╭─ Data extract

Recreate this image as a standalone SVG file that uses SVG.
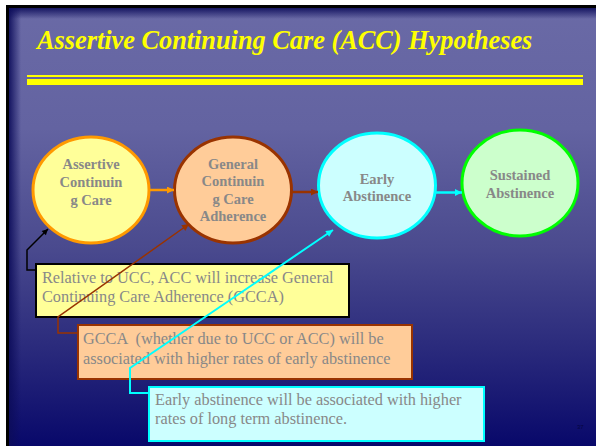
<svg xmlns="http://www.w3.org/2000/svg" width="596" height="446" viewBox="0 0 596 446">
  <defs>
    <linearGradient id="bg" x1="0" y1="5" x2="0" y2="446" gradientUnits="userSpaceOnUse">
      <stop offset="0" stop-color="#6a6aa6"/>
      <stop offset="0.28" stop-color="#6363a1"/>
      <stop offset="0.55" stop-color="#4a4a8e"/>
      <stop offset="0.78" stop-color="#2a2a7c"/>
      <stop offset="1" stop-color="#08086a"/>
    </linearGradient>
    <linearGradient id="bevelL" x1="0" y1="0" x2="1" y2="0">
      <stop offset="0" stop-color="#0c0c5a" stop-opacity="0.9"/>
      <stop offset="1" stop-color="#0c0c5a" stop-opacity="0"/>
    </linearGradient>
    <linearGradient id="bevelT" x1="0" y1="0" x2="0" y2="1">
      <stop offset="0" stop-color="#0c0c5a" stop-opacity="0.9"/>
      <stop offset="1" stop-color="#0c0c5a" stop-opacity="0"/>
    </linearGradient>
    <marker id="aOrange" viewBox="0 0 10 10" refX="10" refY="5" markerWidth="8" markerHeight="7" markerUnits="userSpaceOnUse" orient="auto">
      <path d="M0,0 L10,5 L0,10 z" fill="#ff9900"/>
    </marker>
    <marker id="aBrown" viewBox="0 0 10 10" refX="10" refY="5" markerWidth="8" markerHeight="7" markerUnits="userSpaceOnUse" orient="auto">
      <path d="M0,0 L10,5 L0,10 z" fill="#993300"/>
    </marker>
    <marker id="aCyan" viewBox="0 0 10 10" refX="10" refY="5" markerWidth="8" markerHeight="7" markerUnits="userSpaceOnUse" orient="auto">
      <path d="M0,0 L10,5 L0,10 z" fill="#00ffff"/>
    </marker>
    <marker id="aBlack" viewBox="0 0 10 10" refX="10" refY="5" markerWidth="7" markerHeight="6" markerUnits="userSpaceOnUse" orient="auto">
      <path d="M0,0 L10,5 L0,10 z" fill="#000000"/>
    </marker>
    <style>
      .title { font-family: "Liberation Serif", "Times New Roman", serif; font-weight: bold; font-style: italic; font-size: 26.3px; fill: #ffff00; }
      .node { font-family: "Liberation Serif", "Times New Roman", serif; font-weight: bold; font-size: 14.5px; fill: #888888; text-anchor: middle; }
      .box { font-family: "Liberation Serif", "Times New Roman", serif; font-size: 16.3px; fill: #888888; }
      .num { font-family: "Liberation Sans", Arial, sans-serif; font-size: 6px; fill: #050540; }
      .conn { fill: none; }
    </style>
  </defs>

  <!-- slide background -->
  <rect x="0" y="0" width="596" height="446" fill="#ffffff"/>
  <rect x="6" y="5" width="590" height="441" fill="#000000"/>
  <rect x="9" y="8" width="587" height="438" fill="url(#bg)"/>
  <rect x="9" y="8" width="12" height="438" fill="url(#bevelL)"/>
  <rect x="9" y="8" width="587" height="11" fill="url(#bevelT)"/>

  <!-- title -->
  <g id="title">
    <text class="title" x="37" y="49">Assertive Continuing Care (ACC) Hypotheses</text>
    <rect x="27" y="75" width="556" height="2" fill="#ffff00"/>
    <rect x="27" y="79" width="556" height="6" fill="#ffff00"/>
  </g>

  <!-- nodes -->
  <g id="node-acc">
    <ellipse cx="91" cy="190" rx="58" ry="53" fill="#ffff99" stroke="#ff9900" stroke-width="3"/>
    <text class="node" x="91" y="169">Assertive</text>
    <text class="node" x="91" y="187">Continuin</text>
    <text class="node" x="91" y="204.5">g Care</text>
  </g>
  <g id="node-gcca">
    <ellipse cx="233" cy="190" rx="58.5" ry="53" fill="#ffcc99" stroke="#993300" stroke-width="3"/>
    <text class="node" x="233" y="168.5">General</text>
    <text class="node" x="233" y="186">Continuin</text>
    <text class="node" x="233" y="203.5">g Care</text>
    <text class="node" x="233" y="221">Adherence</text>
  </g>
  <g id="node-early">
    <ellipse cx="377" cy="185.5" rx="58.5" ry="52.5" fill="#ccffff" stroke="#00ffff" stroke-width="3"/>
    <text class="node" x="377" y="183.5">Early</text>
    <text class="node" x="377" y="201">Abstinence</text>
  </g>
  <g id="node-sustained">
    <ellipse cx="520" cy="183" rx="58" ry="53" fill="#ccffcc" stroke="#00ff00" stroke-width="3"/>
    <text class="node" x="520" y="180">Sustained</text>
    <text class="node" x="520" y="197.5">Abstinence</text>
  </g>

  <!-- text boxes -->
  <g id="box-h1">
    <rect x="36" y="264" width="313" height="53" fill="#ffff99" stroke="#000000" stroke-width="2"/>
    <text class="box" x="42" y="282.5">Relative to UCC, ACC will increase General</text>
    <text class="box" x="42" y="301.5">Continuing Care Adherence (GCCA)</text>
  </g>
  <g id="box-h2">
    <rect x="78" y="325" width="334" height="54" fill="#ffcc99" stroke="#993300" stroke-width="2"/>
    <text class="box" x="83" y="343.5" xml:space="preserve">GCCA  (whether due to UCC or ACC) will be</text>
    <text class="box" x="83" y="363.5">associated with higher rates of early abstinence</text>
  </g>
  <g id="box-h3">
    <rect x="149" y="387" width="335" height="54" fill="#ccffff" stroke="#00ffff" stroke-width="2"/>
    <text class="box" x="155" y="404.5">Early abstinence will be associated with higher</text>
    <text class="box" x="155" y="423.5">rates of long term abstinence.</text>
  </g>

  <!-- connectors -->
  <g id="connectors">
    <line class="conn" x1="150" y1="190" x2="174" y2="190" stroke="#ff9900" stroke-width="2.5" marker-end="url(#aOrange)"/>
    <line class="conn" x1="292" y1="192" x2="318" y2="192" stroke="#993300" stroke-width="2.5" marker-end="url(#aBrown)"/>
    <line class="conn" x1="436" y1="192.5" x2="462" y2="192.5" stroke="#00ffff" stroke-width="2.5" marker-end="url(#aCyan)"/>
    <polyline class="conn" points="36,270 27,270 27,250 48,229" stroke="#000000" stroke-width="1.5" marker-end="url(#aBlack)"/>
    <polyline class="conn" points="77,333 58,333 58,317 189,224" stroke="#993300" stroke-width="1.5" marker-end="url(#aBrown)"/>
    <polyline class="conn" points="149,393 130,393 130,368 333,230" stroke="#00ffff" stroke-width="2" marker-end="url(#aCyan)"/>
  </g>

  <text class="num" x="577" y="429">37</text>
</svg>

╰─

To be done.
Exclude the pictures. Write out the remaining data exactly.

Result.
Recreate this image as a standalone SVG file that uses SVG.
<svg xmlns="http://www.w3.org/2000/svg" width="596" height="446" viewBox="0 0 596 446">
  <defs>
    <linearGradient id="bg" x1="0" y1="5" x2="0" y2="446" gradientUnits="userSpaceOnUse">
      <stop offset="0" stop-color="#6a6aa6"/>
      <stop offset="0.28" stop-color="#6363a1"/>
      <stop offset="0.55" stop-color="#4a4a8e"/>
      <stop offset="0.78" stop-color="#2a2a7c"/>
      <stop offset="1" stop-color="#08086a"/>
    </linearGradient>
    <linearGradient id="bevelL" x1="0" y1="0" x2="1" y2="0">
      <stop offset="0" stop-color="#0c0c5a" stop-opacity="0.9"/>
      <stop offset="1" stop-color="#0c0c5a" stop-opacity="0"/>
    </linearGradient>
    <linearGradient id="bevelT" x1="0" y1="0" x2="0" y2="1">
      <stop offset="0" stop-color="#0c0c5a" stop-opacity="0.9"/>
      <stop offset="1" stop-color="#0c0c5a" stop-opacity="0"/>
    </linearGradient>
    <marker id="aOrange" viewBox="0 0 10 10" refX="10" refY="5" markerWidth="8" markerHeight="7" markerUnits="userSpaceOnUse" orient="auto">
      <path d="M0,0 L10,5 L0,10 z" fill="#ff9900"/>
    </marker>
    <marker id="aBrown" viewBox="0 0 10 10" refX="10" refY="5" markerWidth="8" markerHeight="7" markerUnits="userSpaceOnUse" orient="auto">
      <path d="M0,0 L10,5 L0,10 z" fill="#993300"/>
    </marker>
    <marker id="aCyan" viewBox="0 0 10 10" refX="10" refY="5" markerWidth="8" markerHeight="7" markerUnits="userSpaceOnUse" orient="auto">
      <path d="M0,0 L10,5 L0,10 z" fill="#00ffff"/>
    </marker>
    <marker id="aBlack" viewBox="0 0 10 10" refX="10" refY="5" markerWidth="7" markerHeight="6" markerUnits="userSpaceOnUse" orient="auto">
      <path d="M0,0 L10,5 L0,10 z" fill="#000000"/>
    </marker>
    <style>
      .title { font-family: "Liberation Serif", "Times New Roman", serif; font-weight: bold; font-style: italic; font-size: 26.3px; fill: #ffff00; }
      .node { font-family: "Liberation Serif", "Times New Roman", serif; font-weight: bold; font-size: 14.5px; fill: #888888; text-anchor: middle; }
      .box { font-family: "Liberation Serif", "Times New Roman", serif; font-size: 16.3px; fill: #888888; }
      .num { font-family: "Liberation Sans", Arial, sans-serif; font-size: 6px; fill: #050540; }
      .conn { fill: none; }
    </style>
  </defs>

  <!-- slide background -->
  <rect x="0" y="0" width="596" height="446" fill="#ffffff"/>
  <rect x="6" y="5" width="590" height="441" fill="#000000"/>
  <rect x="9" y="8" width="587" height="438" fill="url(#bg)"/>
  <rect x="9" y="8" width="12" height="438" fill="url(#bevelL)"/>
  <rect x="9" y="8" width="587" height="11" fill="url(#bevelT)"/>

  <!-- title -->
  <g id="title">
    <text class="title" x="37" y="49">Assertive Continuing Care (ACC) Hypotheses</text>
    <rect x="27" y="75" width="556" height="2" fill="#ffff00"/>
    <rect x="27" y="79" width="556" height="6" fill="#ffff00"/>
  </g>

  <!-- nodes -->
  <g id="node-acc">
    <ellipse cx="91" cy="190" rx="58" ry="53" fill="#ffff99" stroke="#ff9900" stroke-width="3"/>
    <text class="node" x="91" y="169">Assertive</text>
    <text class="node" x="91" y="187">Continuin</text>
    <text class="node" x="91" y="204.5">g Care</text>
  </g>
  <g id="node-gcca">
    <ellipse cx="233" cy="190" rx="58.5" ry="53" fill="#ffcc99" stroke="#993300" stroke-width="3"/>
    <text class="node" x="233" y="168.5">General</text>
    <text class="node" x="233" y="186">Continuin</text>
    <text class="node" x="233" y="203.5">g Care</text>
    <text class="node" x="233" y="221">Adherence</text>
  </g>
  <g id="node-early">
    <ellipse cx="377" cy="185.5" rx="58.5" ry="52.5" fill="#ccffff" stroke="#00ffff" stroke-width="3"/>
    <text class="node" x="377" y="183.5">Early</text>
    <text class="node" x="377" y="201">Abstinence</text>
  </g>
  <g id="node-sustained">
    <ellipse cx="520" cy="183" rx="58" ry="53" fill="#ccffcc" stroke="#00ff00" stroke-width="3"/>
    <text class="node" x="520" y="180">Sustained</text>
    <text class="node" x="520" y="197.5">Abstinence</text>
  </g>

  <!-- text boxes -->
  <g id="box-h1">
    <rect x="36" y="264" width="313" height="53" fill="#ffff99" stroke="#000000" stroke-width="2"/>
    <text class="box" x="42" y="282.5">Relative to UCC, ACC will increase General</text>
    <text class="box" x="42" y="301.5">Continuing Care Adherence (GCCA)</text>
  </g>
  <g id="box-h2">
    <rect x="78" y="325" width="334" height="54" fill="#ffcc99" stroke="#993300" stroke-width="2"/>
    <text class="box" x="83" y="343.5" xml:space="preserve">GCCA  (whether due to UCC or ACC) will be</text>
    <text class="box" x="83" y="363.5">associated with higher rates of early abstinence</text>
  </g>
  <g id="box-h3">
    <rect x="149" y="387" width="335" height="54" fill="#ccffff" stroke="#00ffff" stroke-width="2"/>
    <text class="box" x="155" y="404.5">Early abstinence will be associated with higher</text>
    <text class="box" x="155" y="423.5">rates of long term abstinence.</text>
  </g>

  <!-- connectors -->
  <g id="connectors">
    <line class="conn" x1="150" y1="190" x2="174" y2="190" stroke="#ff9900" stroke-width="2.5" marker-end="url(#aOrange)"/>
    <line class="conn" x1="292" y1="192" x2="318" y2="192" stroke="#993300" stroke-width="2.5" marker-end="url(#aBrown)"/>
    <line class="conn" x1="436" y1="192.5" x2="462" y2="192.5" stroke="#00ffff" stroke-width="2.5" marker-end="url(#aCyan)"/>
    <polyline class="conn" points="36,270 27,270 27,250 48,229" stroke="#000000" stroke-width="1.5" marker-end="url(#aBlack)"/>
    <polyline class="conn" points="77,333 58,333 58,317 189,224" stroke="#993300" stroke-width="1.5" marker-end="url(#aBrown)"/>
    <polyline class="conn" points="149,393 130,393 130,368 333,230" stroke="#00ffff" stroke-width="2" marker-end="url(#aCyan)"/>
  </g>

  <text class="num" x="577" y="429">37</text>
</svg>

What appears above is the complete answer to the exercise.